European Court Orders Russia to Pay Georgia $11.5m Over Deportations
Latest Headlines, World News Thursday, January 31st, 2019(AFRICAN EXAMINER) – The European Court of Human Rights (ECHR) on Thursday ordered Russia to pay Georgia11.5 million dollars over mass expulsions of Georgian citizens in 2006 and 2007.
Georgia had alleged that more than 4,600 of its citizens were deported or ordered to leave Russia over several months in response to the arrest in Georgia of four Russian officers accused of spying.
In a 2014 judgment, the Strasbourg-based court declared that the expulsions violated a ban on the collective expulsion of foreigners.
Russian authorities had also violated the right to freedom and a ban on degrading treatment of the Georgians who were detained for deportation, the court said at the time.
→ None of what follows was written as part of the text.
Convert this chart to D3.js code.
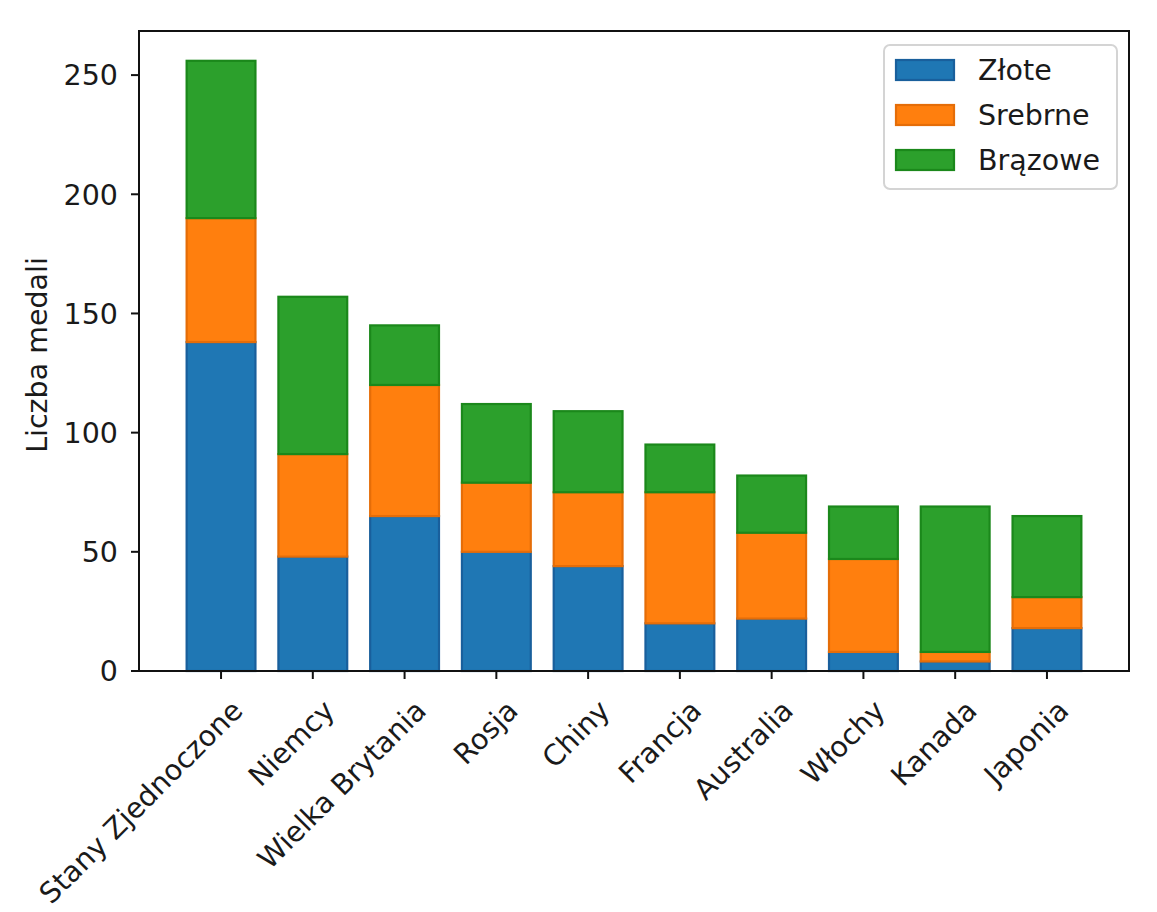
<!DOCTYPE html>
<html>
<head>
<meta charset="utf-8">
<script src="https://cdn.jsdelivr.net/npm/d3@7"></script>
<style>
  html, body { margin: 0; padding: 0; background: #fff; }
  svg { display: block; }
  text { font-family: "DejaVu Sans", sans-serif; fill: #1a1a1a; }
</style>
</head>
<body>
<svg id="chart" width="1157" height="912"></svg>
<script>
const countries = ["Stany Zjednoczone", "Niemcy", "Wielka Brytania", "Rosja", "Chiny", "Francja", "Australia", "Włochy", "Kanada", "Japonia"];
const gold   = [138, 48, 65, 50, 44, 20, 22, 8, 4, 18];
const silver = [52, 43, 55, 29, 31, 55, 36, 39, 4, 13];
const bronze = [66, 66, 25, 33, 34, 20, 24, 22, 61, 34];
const seriesNames = ["Złote", "Srebrne", "Brązowe"];
const yTicks = [0, 50, 100, 150, 200, 250];
const yLabel = "Liczba medali";

const colors = ["#1f77b4", "#ff7f0e", "#2ca02c"];
const edgeColors = ["#195f9c", "#e56d08", "#1b881b"];

const svg = d3.select("#chart");
const L = 139, R = 1129, T = 31, B = 671;
const FS = 28.5;

const x = d3.scalePoint().domain(countries).range([L, R]).padding(0.894);
const step = x.step();
const barW = step * 0.75;
const y = d3.scaleLinear().domain([0, 268.5]).range([B, T]);

const table = countries.map((c, i) => ({ country: c, "Złote": gold[i], "Srebrne": silver[i], "Brązowe": bronze[i] }));
const stacked = d3.stack().keys(seriesNames)(table);

// bars
const g = svg.append("g");
stacked.forEach((layer, si) => {
  g.selectAll(null).data(layer).enter().append("rect")
    .attr("x", d => x(d.data.country) - barW / 2)
    .attr("width", barW)
    .attr("y", d => y(d[1]))
    .attr("height", d => y(d[0]) - y(d[1]))
    .attr("fill", colors[si])
    .attr("stroke", edgeColors[si])
    .attr("stroke-width", 2.2);
});

// frame
svg.append("rect").attr("x", L).attr("y", T).attr("width", R - L).attr("height", B - T)
  .attr("fill", "none").attr("stroke", "#111").attr("stroke-width", 2);

// y axis ticks
const yAxis = svg.append("g");
yTicks.forEach(t => {
  yAxis.append("line").attr("x1", L - 8).attr("x2", L).attr("y1", y(t)).attr("y2", y(t))
    .attr("stroke", "#111").attr("stroke-width", 2);
  yAxis.append("text").attr("x", L - 21).attr("y", y(t)).attr("dy", "0.36em")
    .attr("text-anchor", "end").attr("font-size", FS).text(t);
});

// x axis ticks and labels
const xAxis = svg.append("g");
countries.forEach(c => {
  const cx = x(c);
  xAxis.append("line").attr("x1", cx).attr("x2", cx).attr("y1", B).attr("y2", B + 8)
    .attr("stroke", "#111").attr("stroke-width", 2);
  xAxis.append("text")
    .attr("transform", `translate(${cx + 9},${B + 27}) rotate(-45)`)
    .attr("text-anchor", "end").attr("dy", "0.71em").attr("font-size", FS).text(c);
});

// y label
svg.append("text").attr("transform", `translate(47,${(T + B) / 2 + 4}) rotate(-90)`)
  .attr("text-anchor", "middle").attr("font-size", FS).text(yLabel);

// legend
const lg = svg.append("g");
lg.append("rect").attr("x", 884).attr("y", 45).attr("width", 233).attr("height", 144)
  .attr("rx", 6).attr("fill", "#fff").attr("stroke", "#d4d4d4").attr("stroke-width", 2);
seriesNames.forEach((s, i) => {
  const cy = 70 + i * 45;
  lg.append("rect").attr("x", 896).attr("y", cy - 10).attr("width", 58).attr("height", 20)
    .attr("fill", colors[i]).attr("stroke", edgeColors[i]).attr("stroke-width", 2.2);
  lg.append("text").attr("x", 978).attr("y", cy).attr("dy", "0.36em")
    .attr("font-size", FS).text(s);
});
</script>
</body>
</html>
In Thursday’s ruling on compensation, the court said Georgia should give 2,000 euros each from the award to citizens who were expelled from Russia.
Those who also suffered detention and mistreatment should get between 10,000 and 15,000 euros each, the ECHR said.
Russia and Georgia, which have long had tense relations, fought a five-day war in 2008 over two breakaway Georgian republics that Russia has recognised as autonomous states.
In 2015 Russia passed a law saying it could overrule ECHR decisions if it deemed them unconstitutional.
The ECHR is part of the Council of Europe, a rights-focused body which almost all European states, including Russia and Georgia, have joined. (dpa/NAN)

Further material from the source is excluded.